Don Phelps
- Phelps at Kentucky in 1948

No. 21, 94, 44
- Positions: Halfback, defensive back

Personal information
- Born: January 7, 1924 Richmond, Kentucky, U.S.
- Died: June 11, 1982 (aged 58) Frankfort, Kentucky, U.S.
- Listed height: 5 ft 11 in (1.80 m)
- Listed weight: 185 lb (84 kg)

Career information
- High school: Danville (KY)
- College: Kentucky
- NFL draft: 1950: 5th round, 65th overall pick

Career history
- Cleveland Browns (1950–1952);

Awards and highlights
- NFL champion (1950); Second-team All-SEC (1946);

Career NFL statistics
- Rushing yards: 263
- Rushing average: 4.8
- Interceptions: 1
- Total touchdowns: 4
- Stats at Pro Football Reference

= Don Phelps =

American football player (1924–1982)

Don Cooper "Dopey" Phelps (January 7, 1924 – June 11, 1982) was an American professional football halfback and defensive back who played for the Cleveland Browns in the National Football League (NFL) in the early 1950s.

Phelps was born in Kentucky and played football at his local high school.

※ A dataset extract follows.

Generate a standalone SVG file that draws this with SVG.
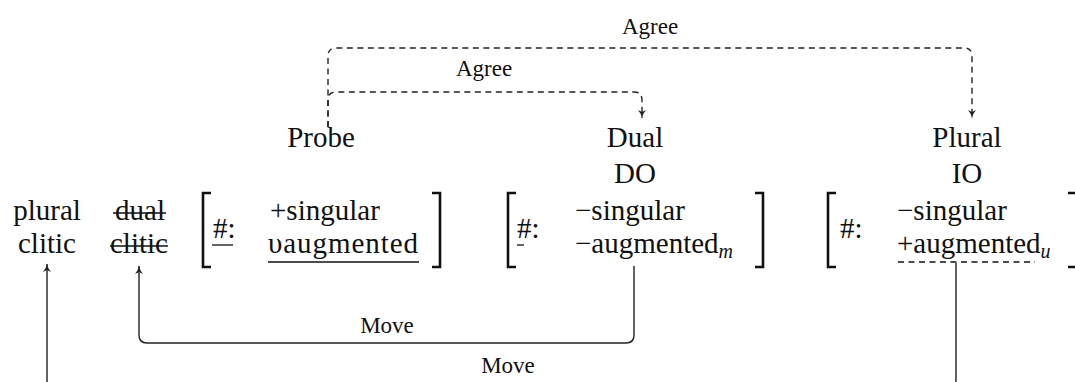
<svg xmlns="http://www.w3.org/2000/svg" width="1075" height="382" viewBox="0 0 1075 382" font-family="'Liberation Serif', 'Times New Roman', serif">
<style>
text{font-family:"Liberation Serif","Times New Roman",serif;fill:#111;}
.m{font-size:29px;}
.lab{font-size:23px;text-anchor:middle;}
.c{text-anchor:middle;}
.sub{font-size:20px;font-style:italic;}
.br{fill:none;stroke:#111;stroke-width:2.6;}
.ul{fill:none;stroke:#111;stroke-width:1.3;}
.dash{stroke-dasharray:6 4.5;}
.conn{fill:none;stroke:#222;stroke-width:1.4;}
</style>
<defs>
<marker id="ah" markerUnits="userSpaceOnUse" markerWidth="10" markerHeight="9" refX="8" refY="4.5" orient="auto">
<path d="M0,0.5 Q3.5,3.8 8.5,4.5 Q3.5,5.2 0,8.5 L2,4.5 z" fill="#222"/>
</marker>
</defs>
<g id="connectors">
<path class="conn dash" d="M328,127 V56 Q328,48 336,48 H964 Q972,48 972,56 V118" marker-end="url(#ah)"/>
<path class="conn dash" d="M328,127 V100 Q328,92 336,92 H634 Q642,92 642,100 V118" marker-end="url(#ah)"/>
<text class="lab" x="650" y="34">Agree</text>
<text class="lab" x="484" y="76">Agree</text>
<path class="conn" d="M634,266 V335 Q634,343 626,343 H147 Q139,343 139,335 V266" marker-end="url(#ah)"/>
<text class="lab" x="387" y="333">Move</text>
<path class="conn" d="M956,263 V380 Q956,388 948,388 H55 Q47,388 47,380 V264" marker-end="url(#ah)"/>
<text class="lab" x="508" y="373">Move</text>
</g>
<g id="probe"><text class="m c" x="321" y="147">Probe</text></g>
<g id="dual-do"><text class="m c" x="635" y="147">Dual</text><text class="m c" x="635" y="183">DO</text></g>
<g id="plural-io"><text class="m c" x="967" y="147">Plural</text><text class="m c" x="967" y="183">IO</text></g>
<g id="plural-clitic"><text class="m c" x="47" y="220">plural</text><text class="m c" x="47" y="253">clitic</text></g>
<g id="dual-clitic">
<text class="m c" x="140" y="220">dual</text><text class="m c" x="139" y="253">clitic</text>
<line class="ul" x1="113" y1="213" x2="166" y2="213"/>
<line class="ul" x1="110" y1="246" x2="168" y2="246"/>
</g>
<g id="features-probe">
<path class="br" d="M211,193 H203 V267 H211"/>
<path class="br" d="M432,193 H440 V267 H432"/>
<text class="m" x="213" y="238">#:</text>
<line class="ul" x1="212" y1="245" x2="233" y2="245"/>
<text class="m" x="270" y="220">+singular</text>
<text class="m" x="268" y="253" textLength="150">υaugmented</text>
<line class="ul" x1="268" y1="262" x2="419" y2="262"/>
</g>
<g id="features-do">
<path class="br" d="M516,193 H508 V267 H516"/>
<path class="br" d="M755,193 H763 V267 H755"/>
<text class="m" x="517" y="238">#:</text>
<line class="ul" x1="517" y1="245" x2="524" y2="245"/>
<text class="m" x="575" y="220">−singular</text>
<text class="m" x="575" y="253">−augmented<tspan class="sub" dy="5">m</tspan></text>
</g>
<g id="features-io">
<path class="br" d="M836,193 H828 V267 H836"/>
<path class="br" d="M1068,193 H1076.5 V267 H1068"/>
<text class="m" x="840" y="238">#:</text>
<text class="m" x="897" y="220">−singular</text>
<text class="m" x="897" y="253">+augmented<tspan class="sub" dy="5">u</tspan></text>
<line class="ul dash" x1="898" y1="262" x2="1035" y2="262"/>
</g>
</svg>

After serving in the U.S. Army during World War II, he attended the University of Kentucky and continued to play football under head coach Bear Bryant starting in 1946. He led the nation that year in kickoff and punt returns and set a Kentucky single-season return yardage record. Phelps was suspended for most of the 1948 season for breaking team rules, but he returned in 1949, when Kentucky played in the Orange Bowl.

The Browns selected Phelps in the fifth round of the NFL draft. Cleveland won the NFL championship in 1950, when Phelps served mainly as a punt and kickoff return man. The Browns reached the championship game in the following two seasons but lost to the Los Angeles Rams and Detroit Lions. Phelps retired before the 1953 season. He worked for the state of Kentucky after leaving football.

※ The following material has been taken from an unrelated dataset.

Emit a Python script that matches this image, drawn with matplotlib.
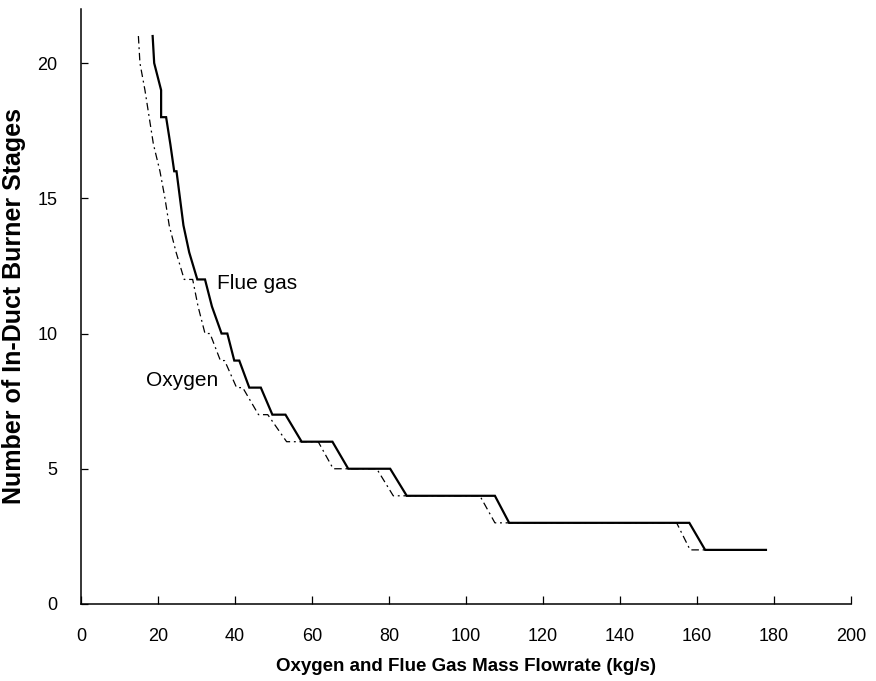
import matplotlib
matplotlib.use("Agg")
import matplotlib.pyplot as plt

plt.rcParams['font.family'] = ['Liberation Sans', 'DejaVu Sans']

# Flue gas: mass flowrate (kg/s) at the ends of each burner-stage plateau
flue_x = [18.6, 19.0, 20.8, 20.8, 22.1, 23.2, 24.2, 24.8, 25.7, 26.6, 28.1,
          30.2, 32.2, 34.0, 36.5, 38.0, 39.8, 41.1, 43.7, 46.7, 49.7, 53.1,
          57.3, 65.3, 69.4, 80.3, 84.6, 107.5, 111.2, 158.0, 162.1, 177.9]
flue_n = [21, 20, 19, 18, 18, 17, 16, 16, 15, 14, 13,
          12, 12, 11, 10, 10, 9, 9, 8, 8, 7, 7,
          6, 6, 5, 5, 4, 4, 3, 3, 2, 2]

# Oxygen: mass flowrate (kg/s) at the ends of each burner-stage plateau
oxy_x = [14.9, 15.3, 16.6, 17.7, 18.8, 20.5, 21.8, 22.9, 24.7, 26.8, 29.0,
         30.4, 32.2, 33.5, 36.2, 37.3, 40.4, 42.0, 46.1, 48.5, 53.4, 61.6,
         65.5, 76.8, 81.1, 103.6, 107.5, 154.7, 158.2, 173.8]
oxy_n = [21, 20, 19, 18, 17, 16, 15, 14, 13, 12, 12,
         11, 10, 10, 9, 9, 8, 8, 7, 7, 6, 6,
         5, 5, 4, 4, 3, 3, 2, 2]

x_ticks = [0, 20, 40, 60, 80, 100, 120, 140, 160, 180, 200]
y_ticks = [0, 5, 10, 15, 20]

fig = plt.figure(figsize=(8.76, 6.81), dpi=100)
ax = fig.add_axes([0.0925, 0.1131, 0.879, 0.8737])

ax.plot(oxy_x, oxy_n, color='black', lw=0.9, linestyle=(0, (6, 3, 1.5, 3)))
ax.plot(flue_x, flue_n, color='black', lw=1.6, solid_joinstyle='miter')

ax.set_xlim(0, 200)
ax.set_ylim(0, 22)
ax.set_xticks(x_ticks)
ax.set_yticks(y_ticks)

for side in ('top', 'right'):
    ax.spines[side].set_visible(False)
for side in ('left', 'bottom'):
    ax.spines[side].set_linewidth(1.1)

ax.tick_params(axis='x', direction='in', length=6, width=0.9, pad=17, labelsize=13)
ax.tick_params(axis='y', direction='in', length=5, width=0.9, pad=17, labelsize=13)

ax.text(35.3, 11.85, 'Flue gas', fontsize=15, va='center', ha='left')
ax.text(16.9, 8.26, 'Oxygen', fontsize=15, va='center', ha='left')

ax.set_xlabel('Oxygen and Flue Gas Mass Flowrate (kg/s)', fontsize=13.5,
              fontweight='bold', labelpad=9.5)
ax.set_ylabel('Number of In-Duct Burner Stages', fontsize=18,
              fontweight='bold')
ax.yaxis.label.set_va('center')
ax.yaxis.set_label_coords(-0.087, 0.501)

fig.savefig('out.png', dpi=100)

==Early life and college==

Phelps grew up in Danville, Kentucky, and played football at Danville High School, where he got the nickname "Dopey" from a comic strip character. After a stint in the U.S. Army during World War II, he came home and enrolled at the University of Kentucky. Playing football under head coach Bear Bryant, he led the nation in kickoff and punt return yards as a freshman in 1946. Phelps was often in trouble with Bryant for team rule violations, and was suspended for most of 1948, his junior season. Kentucky finished the 1949 season with a 9–3 win–loss record and lost to Santa Clara University in the Orange Bowl.

==Professional career==

After graduating from Kentucky in 1949, Phelps was selected 65th overall by the Cleveland Browns of the National Football League (NFL) in the sixth round of the 1950 draft. The Browns had recently joined the NFL after four years and four championships in the defunct All-America Football Conference. Led by quarterback Otto Graham and fullback Marion Motley, the Browns finished the 1950 season with a 10–2 record and won the NFL championship over the Los Angeles Rams. Phelps was used primarily on kickoffs and punts, registering 499 total return yards and one punt return for a touchdown in 1950. He also had 198 rushing yards and a rushing touchdown.

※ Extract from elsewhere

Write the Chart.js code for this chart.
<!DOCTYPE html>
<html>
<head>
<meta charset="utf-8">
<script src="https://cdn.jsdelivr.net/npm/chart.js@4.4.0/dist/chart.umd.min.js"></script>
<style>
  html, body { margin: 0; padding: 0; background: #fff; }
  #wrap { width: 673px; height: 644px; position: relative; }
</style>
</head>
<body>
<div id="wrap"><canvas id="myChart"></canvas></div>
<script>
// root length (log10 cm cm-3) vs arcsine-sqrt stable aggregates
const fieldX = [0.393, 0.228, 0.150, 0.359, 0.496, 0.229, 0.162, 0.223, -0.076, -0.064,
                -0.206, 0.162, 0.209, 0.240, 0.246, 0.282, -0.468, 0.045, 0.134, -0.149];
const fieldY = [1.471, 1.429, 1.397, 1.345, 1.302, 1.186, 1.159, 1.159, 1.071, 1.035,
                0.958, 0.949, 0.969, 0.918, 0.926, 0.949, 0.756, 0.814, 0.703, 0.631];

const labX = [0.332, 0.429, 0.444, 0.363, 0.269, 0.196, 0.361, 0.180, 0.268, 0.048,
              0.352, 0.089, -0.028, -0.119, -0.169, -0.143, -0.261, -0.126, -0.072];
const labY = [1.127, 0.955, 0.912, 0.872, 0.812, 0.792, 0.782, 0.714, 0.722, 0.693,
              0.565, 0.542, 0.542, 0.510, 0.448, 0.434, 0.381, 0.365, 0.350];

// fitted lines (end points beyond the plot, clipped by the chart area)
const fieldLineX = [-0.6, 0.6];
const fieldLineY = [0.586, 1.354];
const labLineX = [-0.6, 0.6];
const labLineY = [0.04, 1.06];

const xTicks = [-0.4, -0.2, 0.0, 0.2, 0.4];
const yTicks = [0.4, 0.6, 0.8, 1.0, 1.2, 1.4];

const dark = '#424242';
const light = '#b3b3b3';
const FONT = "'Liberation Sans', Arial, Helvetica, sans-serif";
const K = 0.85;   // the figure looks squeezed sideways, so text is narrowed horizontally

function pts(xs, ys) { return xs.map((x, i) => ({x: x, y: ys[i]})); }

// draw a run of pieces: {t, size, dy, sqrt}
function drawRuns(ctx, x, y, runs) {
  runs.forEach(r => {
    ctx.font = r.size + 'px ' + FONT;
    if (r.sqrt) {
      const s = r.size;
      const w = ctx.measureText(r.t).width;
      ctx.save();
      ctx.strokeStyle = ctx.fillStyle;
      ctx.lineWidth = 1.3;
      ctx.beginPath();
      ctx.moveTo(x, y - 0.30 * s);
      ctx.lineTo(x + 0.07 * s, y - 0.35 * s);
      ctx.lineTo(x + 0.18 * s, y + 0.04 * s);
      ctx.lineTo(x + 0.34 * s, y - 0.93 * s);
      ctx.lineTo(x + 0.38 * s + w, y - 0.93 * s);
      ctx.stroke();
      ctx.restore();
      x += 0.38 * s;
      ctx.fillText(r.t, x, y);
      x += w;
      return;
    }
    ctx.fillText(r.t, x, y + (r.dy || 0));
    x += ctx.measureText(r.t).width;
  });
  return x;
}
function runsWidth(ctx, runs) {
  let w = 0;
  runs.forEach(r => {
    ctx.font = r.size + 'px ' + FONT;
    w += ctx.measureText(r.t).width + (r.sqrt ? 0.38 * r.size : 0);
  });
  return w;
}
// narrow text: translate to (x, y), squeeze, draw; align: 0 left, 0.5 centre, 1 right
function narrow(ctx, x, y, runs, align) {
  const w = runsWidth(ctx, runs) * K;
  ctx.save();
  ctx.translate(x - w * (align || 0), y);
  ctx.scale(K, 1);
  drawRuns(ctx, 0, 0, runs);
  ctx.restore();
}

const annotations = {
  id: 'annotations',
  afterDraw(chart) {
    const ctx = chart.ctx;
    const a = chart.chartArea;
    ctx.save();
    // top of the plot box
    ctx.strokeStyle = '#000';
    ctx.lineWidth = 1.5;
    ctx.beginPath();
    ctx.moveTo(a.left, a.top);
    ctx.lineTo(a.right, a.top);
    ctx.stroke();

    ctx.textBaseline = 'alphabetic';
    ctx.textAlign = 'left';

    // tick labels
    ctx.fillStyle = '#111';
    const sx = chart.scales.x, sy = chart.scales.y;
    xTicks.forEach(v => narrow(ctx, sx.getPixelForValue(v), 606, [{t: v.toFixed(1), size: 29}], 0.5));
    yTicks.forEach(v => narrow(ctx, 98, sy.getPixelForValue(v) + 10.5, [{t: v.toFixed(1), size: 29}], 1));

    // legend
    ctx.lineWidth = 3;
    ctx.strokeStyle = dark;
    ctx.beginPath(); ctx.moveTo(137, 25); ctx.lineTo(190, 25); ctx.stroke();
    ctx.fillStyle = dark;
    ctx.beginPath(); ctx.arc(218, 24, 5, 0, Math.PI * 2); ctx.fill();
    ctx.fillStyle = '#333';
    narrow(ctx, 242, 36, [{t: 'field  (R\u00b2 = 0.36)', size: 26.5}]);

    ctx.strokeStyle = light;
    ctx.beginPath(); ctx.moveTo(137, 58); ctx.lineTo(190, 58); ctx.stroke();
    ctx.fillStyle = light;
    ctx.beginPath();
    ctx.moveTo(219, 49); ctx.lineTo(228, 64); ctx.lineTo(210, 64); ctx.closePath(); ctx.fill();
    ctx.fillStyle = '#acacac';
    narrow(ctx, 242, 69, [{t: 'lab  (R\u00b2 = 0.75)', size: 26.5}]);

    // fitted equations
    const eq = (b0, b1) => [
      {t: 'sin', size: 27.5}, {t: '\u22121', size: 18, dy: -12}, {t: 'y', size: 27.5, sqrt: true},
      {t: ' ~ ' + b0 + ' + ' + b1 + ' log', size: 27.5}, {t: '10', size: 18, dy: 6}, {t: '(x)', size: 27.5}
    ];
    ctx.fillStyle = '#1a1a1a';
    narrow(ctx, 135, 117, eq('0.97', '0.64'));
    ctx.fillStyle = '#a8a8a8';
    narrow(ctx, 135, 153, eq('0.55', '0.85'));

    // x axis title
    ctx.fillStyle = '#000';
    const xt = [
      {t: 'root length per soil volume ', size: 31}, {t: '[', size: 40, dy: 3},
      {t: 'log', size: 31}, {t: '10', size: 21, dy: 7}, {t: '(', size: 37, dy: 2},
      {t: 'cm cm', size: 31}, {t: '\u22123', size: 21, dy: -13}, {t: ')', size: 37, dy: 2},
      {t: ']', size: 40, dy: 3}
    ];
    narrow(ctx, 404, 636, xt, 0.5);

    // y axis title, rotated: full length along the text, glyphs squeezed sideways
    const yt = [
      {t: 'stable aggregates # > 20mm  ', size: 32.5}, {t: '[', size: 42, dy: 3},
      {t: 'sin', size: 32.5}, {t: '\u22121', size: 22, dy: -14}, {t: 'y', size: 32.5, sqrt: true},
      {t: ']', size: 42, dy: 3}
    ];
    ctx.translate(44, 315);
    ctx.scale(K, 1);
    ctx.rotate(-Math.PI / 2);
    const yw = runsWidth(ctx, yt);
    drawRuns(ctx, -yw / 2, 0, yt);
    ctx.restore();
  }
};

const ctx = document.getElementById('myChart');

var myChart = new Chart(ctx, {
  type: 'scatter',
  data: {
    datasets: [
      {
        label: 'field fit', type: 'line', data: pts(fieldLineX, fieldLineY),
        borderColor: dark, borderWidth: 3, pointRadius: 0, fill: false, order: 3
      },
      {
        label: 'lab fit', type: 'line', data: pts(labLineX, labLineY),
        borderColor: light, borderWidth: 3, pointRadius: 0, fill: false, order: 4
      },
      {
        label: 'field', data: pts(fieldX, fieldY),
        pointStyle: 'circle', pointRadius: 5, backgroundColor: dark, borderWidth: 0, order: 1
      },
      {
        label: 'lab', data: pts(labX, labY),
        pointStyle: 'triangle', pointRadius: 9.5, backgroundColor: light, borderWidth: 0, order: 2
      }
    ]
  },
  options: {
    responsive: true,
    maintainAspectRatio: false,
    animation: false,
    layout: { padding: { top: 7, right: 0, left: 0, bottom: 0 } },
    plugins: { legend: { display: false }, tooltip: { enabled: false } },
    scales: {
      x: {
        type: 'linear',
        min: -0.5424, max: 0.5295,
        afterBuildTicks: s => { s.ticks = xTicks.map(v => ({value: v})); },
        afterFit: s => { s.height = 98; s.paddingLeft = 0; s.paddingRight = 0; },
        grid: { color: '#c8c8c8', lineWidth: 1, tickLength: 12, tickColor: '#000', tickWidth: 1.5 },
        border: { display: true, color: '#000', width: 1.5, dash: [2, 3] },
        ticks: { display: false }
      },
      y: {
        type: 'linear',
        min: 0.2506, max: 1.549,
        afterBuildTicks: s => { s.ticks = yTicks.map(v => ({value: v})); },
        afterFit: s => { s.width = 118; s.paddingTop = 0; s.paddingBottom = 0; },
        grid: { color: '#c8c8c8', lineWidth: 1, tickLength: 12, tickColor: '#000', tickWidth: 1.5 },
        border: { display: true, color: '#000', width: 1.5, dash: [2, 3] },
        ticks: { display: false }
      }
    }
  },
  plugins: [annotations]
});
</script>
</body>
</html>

Cleveland reached the NFL championship game in each of the following two seasons, but lost to the Rams in 1951 and the Detroit Lions in 1952. Phelps's production declined in his second year to 65 rushing yards and 69 return yards. He had just five punt returns in 1952, his final season with the Browns.

==Later life and death==

After retiring from football in 1953, Phelps worked for the state of Kentucky. When he died in 1982, he still held Kentucky's single-season kickoff return record, with a 45-yard average in 1946.